In the process of painting along to the radio show, without preconceived notions of what she would end up with, Ing discovered some liberating truths about what art and painting mean to her.
“I gave myself nine months to let go and see if a change can occur,” said Ing, who is a co-owner of Gallery IS with partner Erika Schulz. “I wanted to let go of old ideas and teach myself something new.”
She hadn’t counted on finding out that abstract painting is a road she wants to continue following. But somehow it’s more satisfying, said the artist, who will display her new works from Sept. 2 in an exhibit also called Shift at the gallery at 5123 48th St.
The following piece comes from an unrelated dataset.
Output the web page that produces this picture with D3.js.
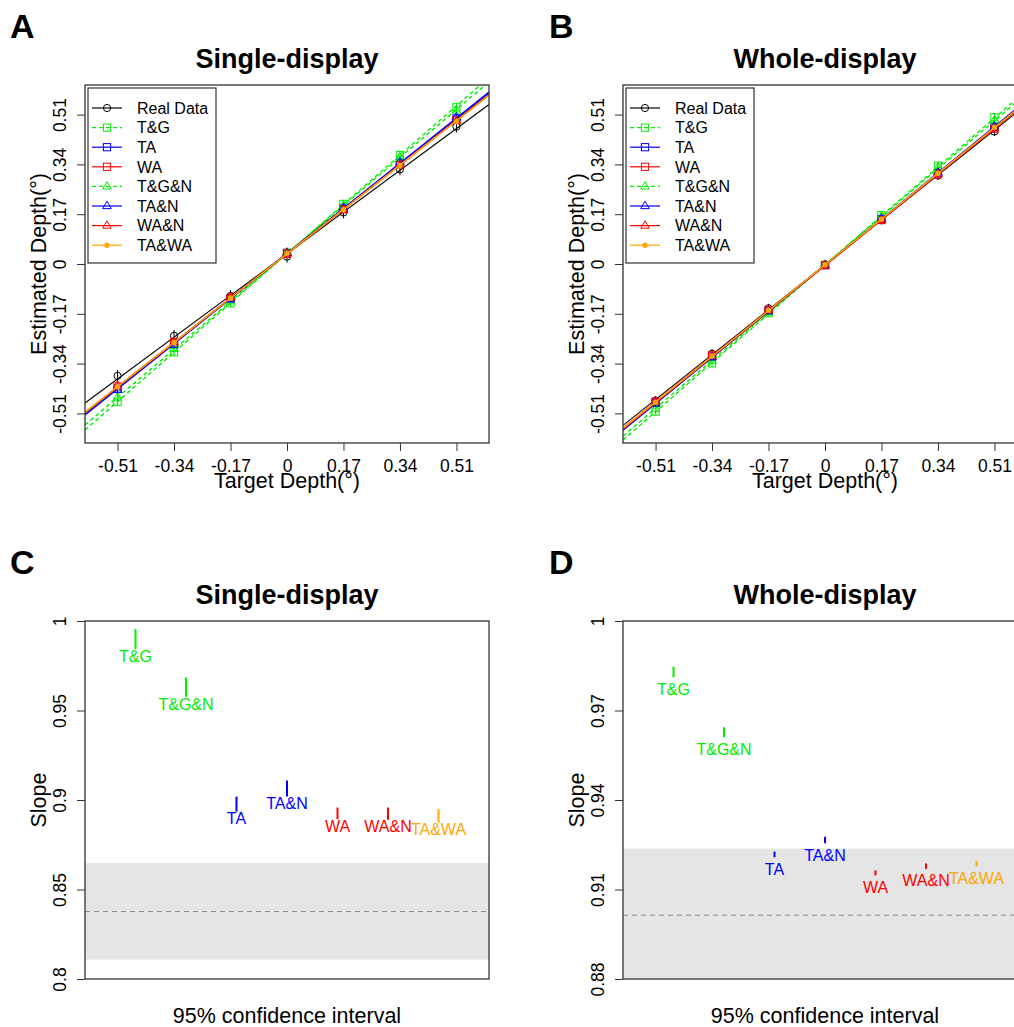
<!DOCTYPE html>
<html>
<head>
<meta charset="utf-8">
<script src="https://cdn.jsdelivr.net/npm/d3@7"></script>
<style>
  body { margin: 0; background: #fff; }
  text { font-family: "Liberation Sans", Arial, sans-serif; }
</style>
</head>
<body>
<svg id="fig" width="1014" height="1027"></svg>
<script>
// ---- data ----
const targets = [-0.51, -0.34, -0.17, 0, 0.17, 0.34, 0.51];
const depthTicks = [-0.51, -0.34, -0.17, 0, 0.17, 0.34, 0.51];

const seriesNames  = ["Real Data", "T&G", "TA", "WA", "T&G&N", "TA&N", "WA&N", "TA&WA"];
const seriesColors = ["#000000", "#00ee00", "#0000ff", "#ff0000", "#00ee00", "#0000ff", "#ff0000", "#ffa500"];
const seriesShapes = ["circle", "square", "square", "square", "triangle", "triangle", "triangle", "dot"];
const seriesDashed = [false, true, false, false, true, false, false, false];

// mean estimated depth per target, one row per series (same order as seriesNames)
const singleEstimates = [
  [-0.382, -0.245, -0.109, 0.025, 0.176, 0.323, 0.469],
  [-0.470, -0.301, -0.134, 0.039, 0.205, 0.372, 0.535],
  [-0.425, -0.272, -0.118, 0.036, 0.190, 0.344, 0.497],
  [-0.418, -0.268, -0.116, 0.035, 0.187, 0.340, 0.492],
  [-0.455, -0.290, -0.127, 0.040, 0.200, 0.364, 0.524],
  [-0.430, -0.276, -0.120, 0.038, 0.192, 0.348, 0.501],
  [-0.415, -0.266, -0.113, 0.036, 0.186, 0.338, 0.489],
  [-0.419, -0.268, -0.116, 0.036, 0.185, 0.336, 0.487]
];
const wholeEstimates = [
  [-0.466, -0.306, -0.151, -0.001, 0.150, 0.302, 0.452],
  [-0.504, -0.339, -0.168, -0.003, 0.167, 0.336, 0.501],
  [-0.474, -0.316, -0.160, -0.004, 0.153, 0.310, 0.468],
  [-0.470, -0.312, -0.158, -0.004, 0.150, 0.306, 0.462],
  [-0.494, -0.330, -0.165, -0.002, 0.163, 0.329, 0.491],
  [-0.476, -0.318, -0.161, -0.004, 0.155, 0.312, 0.470],
  [-0.470, -0.313, -0.158, -0.005, 0.150, 0.308, 0.463],
  [-0.472, -0.314, -0.158, -0.003, 0.153, 0.310, 0.466]
];
const singleErr = [0.020, 0.015, 0.012, 0.012, 0.015, 0.012, 0.012, 0.010];
const wholeErr  = [0.015, 0.012, 0.010, 0.010, 0.012, 0.010, 0.010, 0.008];
const singleIntercepts = [0.035, 0.035, 0.036, 0.035, 0.036, 0.036, 0.035, 0.035];
const wholeIntercepts  = [-0.003, -0.003, -0.004, -0.004, -0.002, -0.004, -0.005, -0.003];

// slope 95% CI per model
const slopeCats   = ["T&G", "T&G&N", "TA", "TA&N", "WA", "WA&N", "TA&WA"];
const slopeColors = ["#00ee00", "#00ee00", "#0000ff", "#0000ff", "#ff0000", "#ff0000", "#ffa500"];
const singleSlopeLow  = [0.9844, 0.9577, 0.8935, 0.9019, 0.8893, 0.8890, 0.8874];
const singleSlopeHigh = [0.9955, 0.9684, 0.9019, 0.9109, 0.8958, 0.8958, 0.8949];
const wholeSlopeLow   = [0.9811, 0.9610, 0.9208, 0.9255, 0.9147, 0.9169, 0.9178];
const wholeSlopeHigh  = [0.9847, 0.9644, 0.9227, 0.9277, 0.9164, 0.9187, 0.9196];
// real data slope: [low, estimate, high]
const singleRealCI = [0.8108, 0.8377, 0.8647];
const wholeRealCI  = [0.8791, 0.9014, 0.9237];
const singleSlopeTicks = [0.8, 0.85, 0.9, 0.95, 1];
const wholeSlopeTicks  = [0.88, 0.91, 0.94, 0.97, 1];

// ---- drawing ----
const svg = d3.select("#fig");
const W = 404, H = 358;
const AXIS = "#333";

function slopeOf(name, realCI, lo, hi) {
  if (name === "Real Data") return realCI[1];
  const i = slopeCats.indexOf(name);
  return (lo[i] + hi[i]) / 2;
}

function marker(sel, shape, color) {
  if (shape === "circle") {
    sel.append("circle").attr("r", 3.6).attr("fill", "none").attr("stroke", color).attr("stroke-width", 1);
  } else if (shape === "square") {
    sel.append("rect").attr("x", -3.6).attr("y", -3.6).attr("width", 7.2).attr("height", 7.2)
      .attr("fill", "none").attr("stroke", color).attr("stroke-width", 1);
  } else if (shape === "triangle") {
    sel.append("path").attr("d", "M0,-4.8L4.3,2.6L-4.3,2.6Z")
      .attr("fill", "none").attr("stroke", color).attr("stroke-width", 1);
  } else {
    sel.append("circle").attr("r", 2.7).attr("fill", color);
  }
}

function frame(g, left, top, title, letter, letterX) {
  svg.append("text").attr("x", letterX).attr("y", top - 47)
    .attr("font-size", 34).attr("font-weight", "bold").text(letter);
  svg.append("text").attr("x", left + W / 2).attr("y", top - 17)
    .attr("text-anchor", "middle").attr("font-size", 27).attr("font-weight", "bold").text(title);
}

function yAxisRotated(g, scale, ticks) {
  const ax = g.append("g").call(d3.axisLeft(scale).tickValues(ticks).tickFormat(d => String(d)).tickSize(8));
  ax.select(".domain").remove();
  ax.selectAll(".tick line").attr("stroke", AXIS);
  ax.selectAll(".tick text")
    .attr("x", 0).attr("y", -19.5).attr("dy", 0)
    .attr("transform", "rotate(-90)")
    .attr("text-anchor", "middle")
    .attr("font-size", 17.5).attr("fill", "#000")
    .style("font-family", "'Liberation Sans', Arial, sans-serif");
}

function depthPanel(left, top, title, letter, letterX, estimates, errs, intercepts, realCI, lo, hi) {
  frame(null, left, top, title, letter, letterX);
  const x = d3.scaleLinear().domain([-0.608, 0.608]).range([left, left + W]);
  const y = d3.scaleLinear().domain([-0.611, 0.611]).range([top + H, top]);
  const clipId = "clip" + letter;
  svg.append("clipPath").attr("id", clipId)
    .append("rect").attr("x", left).attr("y", top).attr("width", W).attr("height", H);
  const plot = svg.append("g").attr("clip-path", "url(#" + clipId + ")");

  seriesNames.forEach((name, s) => {
    const col = seriesColors[s];
    const slope = slopeOf(name, realCI, lo, hi);
    const b = intercepts[s];
    const dom = x.domain();
    plot.append("line")
      .attr("x1", x(dom[0])).attr("y1", y(b + slope * dom[0]))
      .attr("x2", x(dom[1])).attr("y2", y(b + slope * dom[1]))
      .attr("stroke", col).attr("stroke-width", name === "Real Data" ? 1.1 : 1.4)
      .attr("stroke-dasharray", seriesDashed[s] ? "4,3" : null);
    estimates[s].forEach((v, i) => {
      plot.append("line")
        .attr("x1", x(targets[i])).attr("x2", x(targets[i]))
        .attr("y1", y(v - errs[s])).attr("y2", y(v + errs[s]))
        .attr("stroke", col).attr("stroke-width", 1);
      const m = plot.append("g").attr("transform", `translate(${x(targets[i])},${y(v)})`);
      marker(m, seriesShapes[s], col);
    });
  });

  // axes
  const xa = svg.append("g").attr("transform", `translate(0,${top + H})`)
    .call(d3.axisBottom(x).tickValues(depthTicks).tickFormat(d => String(d)).tickSize(8).tickPadding(8.6));
  xa.select(".domain").remove();
  xa.selectAll(".tick line").attr("stroke", AXIS);
  xa.selectAll(".tick text").attr("font-size", 17.5).attr("fill", "#000")
    .style("font-family", "'Liberation Sans', Arial, sans-serif");
  const ya = svg.append("g").attr("transform", `translate(${left},0)`);
  yAxisRotated(ya, y, depthTicks);

  svg.append("rect").attr("x", left).attr("y", top).attr("width", W).attr("height", H)
    .attr("fill", "none").attr("stroke", AXIS).attr("stroke-width", 1.3);

  svg.append("text").attr("x", left + W / 2).attr("y", top + H + 45)
    .attr("text-anchor", "middle").attr("font-size", 21.5).text("Target Depth(°)");
  svg.append("text")
    .attr("transform", `translate(${left - 39.5},${top + H / 2}) rotate(-90)`)
    .attr("text-anchor", "middle").attr("font-size", 21.5).text("Estimated Depth(°)");

  // legend
  const lg = svg.append("g").attr("transform", `translate(${left + 3},${top + 3})`);
  lg.append("rect").attr("width", 128).attr("height", 175)
    .attr("fill", "#fff").attr("stroke", AXIS).attr("stroke-width", 1.2);
  seriesNames.forEach((name, s) => {
    const cy = 20 + s * 19.6;
    lg.append("line").attr("x1", 4).attr("x2", 34).attr("y1", cy).attr("y2", cy)
      .attr("stroke", seriesColors[s]).attr("stroke-width", 1.2)
      .attr("stroke-dasharray", seriesDashed[s] ? "4,3" : null);
    marker(lg.append("g").attr("transform", `translate(19,${cy})`), seriesShapes[s], seriesColors[s]);
    lg.append("text").attr("x", 49).attr("y", cy + 5.8).attr("font-size", 16).text(name);
  });
}

function slopePanel(left, top, title, letter, letterX, lo, hi, realCI, ticks, labelGap) {
  frame(null, left, top, title, letter, letterX);
  const x = d3.scaleLinear().domain([0, 8]).range([left, left + W]);
  const y = d3.scaleLinear().domain([ticks[0], ticks[ticks.length - 1]]).range([top + H, top]);
  const clipId = "clip" + letter;
  svg.append("clipPath").attr("id", clipId)
    .append("rect").attr("x", left).attr("y", top).attr("width", W).attr("height", H);
  const plot = svg.append("g").attr("clip-path", "url(#" + clipId + ")");

  plot.append("rect").attr("x", left).attr("width", W)
    .attr("y", y(realCI[2])).attr("height", y(realCI[0]) - y(realCI[2]))
    .attr("fill", "#e5e5e5");
  plot.append("line").attr("x1", left).attr("x2", left + W)
    .attr("y1", y(realCI[1])).attr("y2", y(realCI[1]))
    .attr("stroke", "#8a8a8a").attr("stroke-width", 1).attr("stroke-dasharray", "5,4");

  slopeCats.forEach((c, i) => {
    const cx = x(i + 1);
    plot.append("line").attr("x1", cx).attr("x2", cx)
      .attr("y1", y(hi[i])).attr("y2", y(lo[i]))
      .attr("stroke", slopeColors[i]).attr("stroke-width", 2);
    plot.append("text").attr("x", cx).attr("y", y(lo[i]) + labelGap)
      .attr("text-anchor", "middle").attr("font-size", 16)
      .attr("fill", slopeColors[i]).text(c);
  });

  const ya = svg.append("g").attr("transform", `translate(${left},0)`);
  yAxisRotated(ya, y, ticks);
  svg.append("rect").attr("x", left).attr("y", top).attr("width", W).attr("height", H)
    .attr("fill", "none").attr("stroke", AXIS).attr("stroke-width", 1.3);

  svg.append("text").attr("x", left + W / 2).attr("y", top + H + 44)
    .attr("text-anchor", "middle").attr("font-size", 21.5).text("95% confidence interval");
  svg.append("text")
    .attr("transform", `translate(${left - 39.5},${top + H / 2}) rotate(-90)`)
    .attr("text-anchor", "middle").attr("font-size", 21.5).text("Slope");
}

depthPanel(85, 85, "Single-display", "A", 10, singleEstimates, singleErr, singleIntercepts,
  singleRealCI, singleSlopeLow, singleSlopeHigh);
depthPanel(623, 85, "Whole-display", "B", 549, wholeEstimates, wholeErr, wholeIntercepts,
  wholeRealCI, wholeSlopeLow, wholeSlopeHigh);
slopePanel(85, 621, "Single-display", "C", 10, singleSlopeLow, singleSlopeHigh, singleRealCI,
  singleSlopeTicks, 12.8);
slopePanel(623, 621, "Whole-display", "D", 549, wholeSlopeLow, wholeSlopeHigh, wholeRealCI,
  wholeSlopeTicks, 17.5);
</script>
</body>
</html>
“I loved it. It was a joy to me,” said Ing. She found non-representational painting to be a release from constrictions — including commercial concerns about what might sell, and even her female, self-imposed desire to please.
While Ing hears a lot of talk about what customers like and what they don’t, she admitted that she now cares more about whether she’s happy with her abstract paintings than whether other people understand them or find them interesting.
In fact, none of the abstractions in the show are for sale.
“You’re painting for yourself. It’s freeing,” said the artist, who has taken art courses at the University of Alberta, Grant MacEwan College and Red Deer College. “It just feels innate. It feels like the true way for me to express what I want to say.”
But the path to deconstruction wasn’t an easy one for someone used to painting landscapes or portraits. “It was a struggle. It was very difficult,” Ing admitted.
There was a period when she was compelled to make sense out of the random paint dabs she was applying to the canvas. Several of her acrylic paintings contain hidden dogs faces because Ing couldn’t resist adding a nose and eyes to shapes that resembled canine heads. “That was a kind of silliness,” she said of the impulse that led to Dog Day Abstract and Dog Day 2.
It was a fellow artist’s suggestion that she try painting with her left hand that led to a kind of epiphany. “My paintings became more loose, more dynamic. . . . As soon as I started painting with my left hand, I was totally able to let go of images.”
Ing’s Red Abstract pulses with energy. Her latest, Growth, came out of “a very organic process” that Ing said she wants to further develop.
While the painter, who’s sold works to collectors across Canada and the U.S., can’t say she’s done with depicting images, for the foreseeable future, she said her heart lies in the abstract.
The exhibit Shift will continue to Sept. 30.